Conor McBride (Mr Dependent Types) talked about abstracting out a pattern which he’d found himself writing several times in source code. Monads are a good starting point here. Monads are the distillation of a commonly occuring pattern whereby the results of computations are combined by some fixed policy. If you realise that some part of your program fits this mould, then you start getting lots of nice stuff for free. Think of them as design patterns with formal algebraic properties. If a mathematician wakes up one day and realises “hey, the Integers (under addition) are an abelian group” then he can get out his list of “properties which all abelian groups have” and get all that for free. Anyhow, Conor’s pattern (an Idiom) isn’t quite a monad – it’s slightly weaker. Which, on one hand, means that there is less pretty structure to get for free. But on the other hand, it means that the entry requirements are easier to meet and so at least you get some pretty structure for free.

The formal side of this talk was a little bit beyond me. I have to concentrate when people discuss Monads formally. So when the talk moved on to contrast Monads, Idioms and Arrows (an even more general form) it was a level of abstraction beyond what I can cope with just now. Still, I wasn’t completely lost and it’s motivated me to learn instead of scaring me off.

I’ll skip the feature-oriented programming talk. It was interesting enough, but it wasn’t an area particularly close to my heart.

The final talk by Sven-Bodo Sholz was very good. The purpose of static type systems is to identify “good” and “bad” programs, for some definition of good/bad. Good programs can be typed, whereas bad programs fail to typecheck. That’s the ideal anyway. In practise, there are always a few good programs which are fail to type. There are also a few bad programs which pass the type checker (divide by zero, out-of-bounds array access) and require runtime checks. Innovations in type systems minimize that number of miscategorized programs, but types systems rapidly become undecidable when you go too far. Sven-Bodo works on an array-based language and for him the problem of catching out-of-bounds array accessing is much more pressing than for your average programmer – he deals with arrays all the time, of varying shape and length.
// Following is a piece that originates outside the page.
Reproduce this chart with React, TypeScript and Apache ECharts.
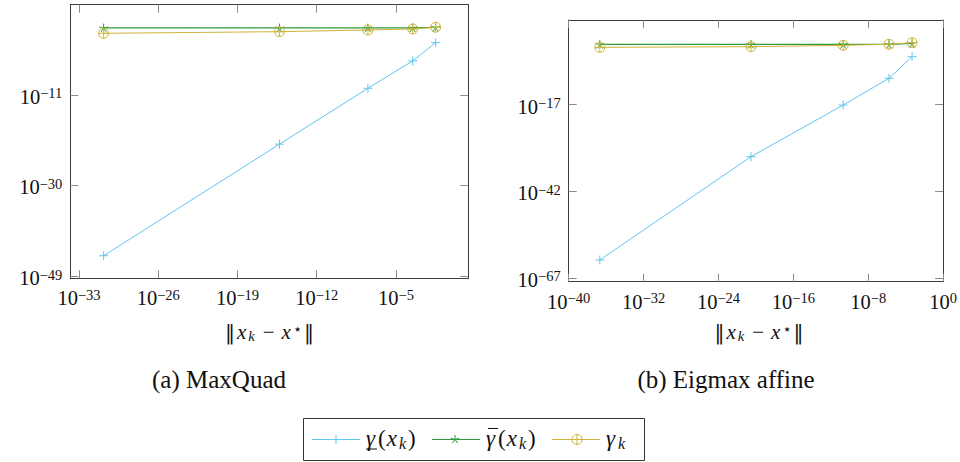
import React, { useEffect, useRef } from "react";
import * as echarts from "echarts";

// ---- data ----
const maxQuadX = [1.5e-31, 5.1e-16, 3.3e-8, 3.0e-4, 3.2e-2];
const maxQuadLower = [1.8e-45, 4.6e-22, 2.5e-10, 1.35e-4, 0.89];
const maxQuadUpper = [1.15e3, 1.15e3, 1.15e3, 1.2e3, 1.5e3];
const maxQuadGamma = [85, 186, 427, 692, 1.58e3];

const eigX = [2.1e-37, 3.0e-21, 2.1e-11, 1.66e-6, 4.8e-4];
const eigLower = [1.6e-62, 1e-32, 8e-18, 4e-10, 7e-4];
const eigUpper = [2.6, 2.6, 2.6, 2.6, 5];
const eigGamma = [0.35, 0.54, 1.35, 2.6, 7.6];

// tick exponents (labels are 10^n)
const maxQuadXTicks = [-33, -26, -19, -12, -5];
const maxQuadYTicks = [-49, -30, -11];
const eigXTicks = [-40, -32, -24, -16, -8, 0];
const eigYTicks = [-67, -42, -17];

const captions = ["(a) MaxQuad", "(b) Eigmax affine"];

const BLUE = "#5ec6ef";
const GREEN = "#2f9a3e";
const YELLOW = "#cfb43a";
const SERIF = "Liberation Serif";
const SYM = "DejaVu Sans";
const SYMSERIF = "DejaVu Serif";

const tickRich = {
  b: { fontSize: 20.5, lineHeight: 22, fontFamily: SERIF, color: "#111" },
  s: { fontSize: 14.5, lineHeight: 14, verticalAlign: "top", fontFamily: SERIF, color: "#111" },
};
const tickFmt = (v: number) => `{b|10}{s|${v < 0 ? "\u2212" + Math.abs(v) : String(v)}}`;

const mkMathRich = (fs: number) => ({
  n: { fontSize: fs, lineHeight: fs + 2, fontFamily: SERIF, fill: "#111" },
  bar: { fontSize: fs - 1, lineHeight: fs + 2, fontFamily: SYMSERIF, fill: "#111", padding: [0, 1, 0, 1] },
  i: { fontSize: fs, lineHeight: fs + 2, fontFamily: SERIF, fontStyle: "italic", fill: "#111", padding: [0, 2, 0, 1] },
  g: { fontSize: fs, lineHeight: fs + 2, fontFamily: SERIF, fontStyle: "italic", fill: "#111", padding: [0, 3, 0, 0] },
  m: { fontSize: fs, lineHeight: fs + 2, fontFamily: SERIF, fill: "#111", padding: [0, 6, 0, 6] },
  sub: { fontSize: fs * 0.7, lineHeight: 8, verticalAlign: "bottom", fontFamily: SERIF, fontStyle: "italic", fill: "#111", padding: [0, 2, 0, 0] },
  sup: { fontSize: fs * 0.7, lineHeight: 12, verticalAlign: "top", fontFamily: SYM, fill: "#111", padding: [0, 1, 0, 0] },
});
const axisRich = mkMathRich(21);
const legendRich = mkMathRich(23);

const toPts = (xs: number[], ys: number[]) => xs.map((x, i) => [Math.log10(x), Math.log10(ys[i])]);

const plusSym = "path://M0,5L10,5M5,0L5,10";
const starSym = (() => {
  const angs = [18, 90, 162, 234, 306];
  return "path://" + angs.map((a) => {
    const r = (a * Math.PI) / 180;
    return `M5,5L${(5 + 5 * Math.cos(r)).toFixed(3)},${(5 - 5 * Math.sin(r)).toFixed(3)}`;
  }).join("");
})();
const oplusSym = "path://M0,5A5,5 0 1,0 10,5A5,5 0 1,0 0,5M0,5L10,5M5,0L5,10";

function makeAxes(gridIndex: number, xr: [number, number], yr: [number, number], xt: number[], yt: number[]) {
  const lineStyle = { color: "#3c3c3c", width: 1 };
  const tick = (vals: number[]) => ({ show: true, inside: true, length: 8, lineStyle: { color: "#8c8c8c", width: 1 }, customValues: vals });
  const xAxes = [
    {
      gridIndex, type: "value", position: "bottom", min: xr[0], max: xr[1],
      axisLine: { show: true, onZero: false, lineStyle }, axisTick: tick(xt), splitLine: { show: false },
      axisLabel: { show: true, customValues: xt, formatter: tickFmt, rich: tickRich, margin: 9, hideOverlap: false },
    },
    {
      gridIndex, type: "value", position: "top", min: xr[0], max: xr[1],
      axisLine: { show: true, onZero: false, lineStyle }, axisTick: tick(xt), splitLine: { show: false },
      axisLabel: { show: false },
    },
  ];
  const yAxes = [
    {
      gridIndex, type: "value", position: "left", min: yr[0], max: yr[1],
      axisLine: { show: true, onZero: false, lineStyle }, axisTick: tick(yt), splitLine: { show: false },
      axisLabel: { show: true, customValues: yt, formatter: tickFmt, rich: tickRich, margin: 8, padding: [4, 0, 0, 0] },
    },
    {
      gridIndex, type: "value", position: "right", min: yr[0], max: yr[1],
      axisLine: { show: true, onZero: false, lineStyle }, axisTick: tick(yt), splitLine: { show: false },
      axisLabel: { show: false },
    },
  ];
  return { xAxes, yAxes };
}

function seriesFor(gi: number, xs: number[], lower: number[], upper: number[], gamma: number[]) {
  const base = { type: "line", xAxisIndex: gi * 2, yAxisIndex: gi * 2, showSymbol: true, silent: true, clip: false };
  return [
    { ...base, name: "lower", data: toPts(xs, lower), symbol: plusSym, symbolSize: 9,
      lineStyle: { color: BLUE, width: 1 }, itemStyle: { color: "transparent", borderColor: BLUE, borderWidth: 1 } },
    { ...base, name: "upper", data: toPts(xs, upper), symbol: starSym, symbolSize: 9, symbolKeepAspect: true,
      lineStyle: { color: GREEN, width: 1.2 }, itemStyle: { color: "transparent", borderColor: GREEN, borderWidth: 1 } },
    { ...base, name: "gamma", data: toPts(xs, gamma), symbol: oplusSym, symbolSize: 10,
      lineStyle: { color: YELLOW, width: 1 }, itemStyle: { color: "transparent", borderColor: YELLOW, borderWidth: 1 } },
  ];
}

const ln = (x1: number, y1: number, x2: number, y2: number, c: string, w = 1) => ({
  type: "line", shape: { x1, y1, x2, y2 }, style: { stroke: c, lineWidth: w }, silent: true,
});

function legendGraphics() {
  const y = 439.5;
  const els: any[] = [];
  els.push({ type: "rect", shape: { x: 303.5, y: 418.5, width: 341, height: 42 }, style: { fill: "#fff", stroke: "#333", lineWidth: 1 } });
  // item 1
  els.push(ln(312, y, 360, y, BLUE));
  els.push(ln(331.5, y, 340.5, y, BLUE), ln(336, y - 4.5, 336, y + 4.5, BLUE));
  // item 2
  els.push(ln(432, y, 480, y, GREEN));
  [18, 90, 162, 234, 306].forEach((a) => {
    const r = (a * Math.PI) / 180;
    els.push(ln(455, y, 455 + 4.5 * Math.cos(r), y - 4.5 * Math.sin(r), GREEN));
  });
  // item 3
  els.push(ln(552, y, 600, y, YELLOW));
  els.push({ type: "circle", shape: { cx: 577, cy: y, r: 5 }, style: { stroke: YELLOW, fill: "none", lineWidth: 1 } });
  els.push(ln(572, y, 582, y, YELLOW), ln(577, y - 5, 577, y + 5, YELLOW));
  const txt = (x: number, text: string) => ({
    type: "text", x, y: y - 1,
    style: { text, rich: legendRich, align: "left", verticalAlign: "middle" },
    silent: true,
  });
  els.push(txt(366, "{g|γ}{n|(}{i|x}{sub|k}{n|)}"));
  els.push(ln(366, 449, 377, 449, "#111", 1));
  els.push(txt(486, "{g|γ}{n|(}{i|x}{sub|k}{n|)}"));
  els.push(ln(488, 428.5, 498, 428.5, "#111", 1));
  els.push(txt(606, "{g|γ}{sub|k}"));
  return els;
}

function textAt(x: number, y: number, text: string, rich: any) {
  return {
    type: "text", x, y,
    style: { text, rich, align: "center", verticalAlign: "middle" },
    silent: true,
  };
}

export default function App() {
  const ref = useRef<HTMLDivElement>(null);
  useEffect(() => {
    if (!ref.current) return;
    const chart = echarts.init(ref.current, null, { renderer: "svg" });
    const a = makeAxes(0, [-33.77, 1.39], [-49.48, 7.93], maxQuadXTicks, maxQuadYTicks);
    const b = makeAxes(1, [-40, 0], [-68.07, 7.43], eigXTicks, eigYTicks);
    const capRich = { c: { fontSize: 25, fontFamily: SERIF, fill: "#111" } };
    const axisTitle = "{bar|\u2016}{i|x}{sub|k}{m|\u2212}{i|x}{sup|\u22c6}{bar|\u2016}";
    chart.setOption({
      animation: false,
      backgroundColor: "#fff",
      textStyle: { fontFamily: SERIF },
      grid: [
        { left: 70.3, top: 4.7, width: 398, height: 273.6, containLabel: false },
        { left: 568.7, top: 20, width: 380.6, height: 261.7, containLabel: false },
      ],
      xAxis: [...a.xAxes, ...b.xAxes],
      yAxis: [...a.yAxes, ...b.yAxes],
      series: [
        ...seriesFor(0, maxQuadX, maxQuadLower, maxQuadUpper, maxQuadGamma),
        ...seriesFor(1, eigX, eigLower, eigUpper, eigGamma),
      ],
      graphic: [
        textAt(269.5, 332, axisTitle, axisRich),
        textAt(759, 332, axisTitle, axisRich),
        textAt(219, 379, `{c|${captions[0]}}`, capRich),
        textAt(726, 379, `{c|${captions[1]}}`, capRich),
        ...legendGraphics(),
      ],
    });
    return () => chart.dispose();
  }, []);
  return <div ref={ref} style={{ position: "absolute", left: 0, top: 0, width: 960, height: 462 }} />;
}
The proposed solution is an interesting hybrid of static and dynamic typechecks. If the compiler can infer enough information to construct a type like “int array with 3 rows and 4 columns” it will do so. If it can only manage “int array with unknown shape” it’ll make do with that. At the end of the day, the compiler will statically check everything it can, and leave the remaining checks until runtime. So you have this interesting situation whereby a compiler doesn’t just say “yes, it typechecked” or “no, it didn’t typecheck”. Instead, the compiler acts more like a student who’s been told to do some proofs as homework. It says “well, I managed to prove all these properties in the first half perfectly, but I could only prove some vague and less concrete properties in the second half”. And then you can either go back and tweak your source code to provide more information, or you can go ahead and run your program, knowing that some properties have been checked statically (ie. they are true for all possible runs of the program) and some will be checked dynamically (ie. the program will terminate if a properties is discovered to be false). What’s interesting is the flexibility for static types to be more concrete or more vague, and the relationship between these (“int array of unknown shape” is a supertype of “int array with three rows and two columns”), and how to deal with partial information.

Anyhow, I’m glad I went along. I’m interested in this stuff, but I have very few people to discuss it with (since they mostly live in academia). It was nice to know that I wasn’t totally out of my depth too.